- [What to do]:
Copy all of the material exactly. Pictures are not to appear in the copy.

- [Supplied information]:
** Start **

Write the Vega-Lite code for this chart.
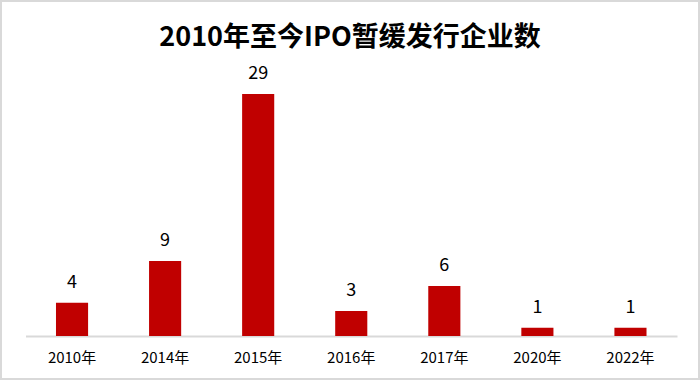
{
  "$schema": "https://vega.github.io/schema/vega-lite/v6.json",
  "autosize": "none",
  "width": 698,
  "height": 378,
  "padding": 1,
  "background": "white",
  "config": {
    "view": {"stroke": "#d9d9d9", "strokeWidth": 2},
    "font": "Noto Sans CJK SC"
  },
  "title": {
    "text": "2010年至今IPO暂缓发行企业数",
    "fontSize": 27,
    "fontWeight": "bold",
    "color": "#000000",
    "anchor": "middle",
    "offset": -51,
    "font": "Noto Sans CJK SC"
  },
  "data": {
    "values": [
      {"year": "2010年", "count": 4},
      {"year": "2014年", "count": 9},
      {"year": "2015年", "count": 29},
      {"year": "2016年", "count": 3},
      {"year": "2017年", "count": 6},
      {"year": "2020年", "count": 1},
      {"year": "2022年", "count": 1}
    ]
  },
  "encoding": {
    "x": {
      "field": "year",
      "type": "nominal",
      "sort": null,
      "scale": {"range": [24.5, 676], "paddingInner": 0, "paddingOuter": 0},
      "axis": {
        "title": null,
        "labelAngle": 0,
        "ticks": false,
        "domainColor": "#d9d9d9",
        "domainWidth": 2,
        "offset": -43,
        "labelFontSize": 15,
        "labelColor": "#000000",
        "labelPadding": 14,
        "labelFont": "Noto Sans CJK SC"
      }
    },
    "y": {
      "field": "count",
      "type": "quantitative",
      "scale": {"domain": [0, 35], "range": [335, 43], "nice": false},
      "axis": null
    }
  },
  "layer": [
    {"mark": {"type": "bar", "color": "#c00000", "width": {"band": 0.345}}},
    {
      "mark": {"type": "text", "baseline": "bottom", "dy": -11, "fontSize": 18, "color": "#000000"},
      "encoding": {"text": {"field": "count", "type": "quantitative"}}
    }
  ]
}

** End **

- [Finished task]:
Write the Vega-Lite code for this chart.
{
  "$schema": "https://vega.github.io/schema/vega-lite/v6.json",
  "autosize": "none",
  "width": 698,
  "height": 378,
  "padding": 1,
  "background": "white",
  "config": {
    "view": {"stroke": "#d9d9d9", "strokeWidth": 2},
    "font": "Noto Sans CJK SC"
  },
  "title": {
    "text": "2010年至今IPO暂缓发行企业数",
    "fontSize": 27,
    "fontWeight": "bold",
    "color": "#000000",
    "anchor": "middle",
    "offset": -51,
    "font": "Noto Sans CJK SC"
  },
  "data": {
    "values": [
      {"year": "2010年", "count": 4},
      {"year": "2014年", "count": 9},
      {"year": "2015年", "count": 29},
      {"year": "2016年", "count": 3},
      {"year": "2017年", "count": 6},
      {"year": "2020年", "count": 1},
      {"year": "2022年", "count": 1}
    ]
  },
  "encoding": {
    "x": {
      "field": "year",
      "type": "nominal",
      "sort": null,
      "scale": {"range": [24.5, 676], "paddingInner": 0, "paddingOuter": 0},
      "axis": {
        "title": null,
        "labelAngle": 0,
        "ticks": false,
        "domainColor": "#d9d9d9",
        "domainWidth": 2,
        "offset": -43,
        "labelFontSize": 15,
        "labelColor": "#000000",
        "labelPadding": 14,
        "labelFont": "Noto Sans CJK SC"
      }
    },
    "y": {
      "field": "count",
      "type": "quantitative",
      "scale": {"domain": [0, 35], "range": [335, 43], "nice": false},
      "axis": null
    }
  },
  "layer": [
    {"mark": {"type": "bar", "color": "#c00000", "width": {"band": 0.345}}},
    {
      "mark": {"type": "text", "baseline": "bottom", "dy": -11, "fontSize": 18, "color": "#000000"},
      "encoding": {"text": {"field": "count", "type": "quantitative"}}
    }
  ]
}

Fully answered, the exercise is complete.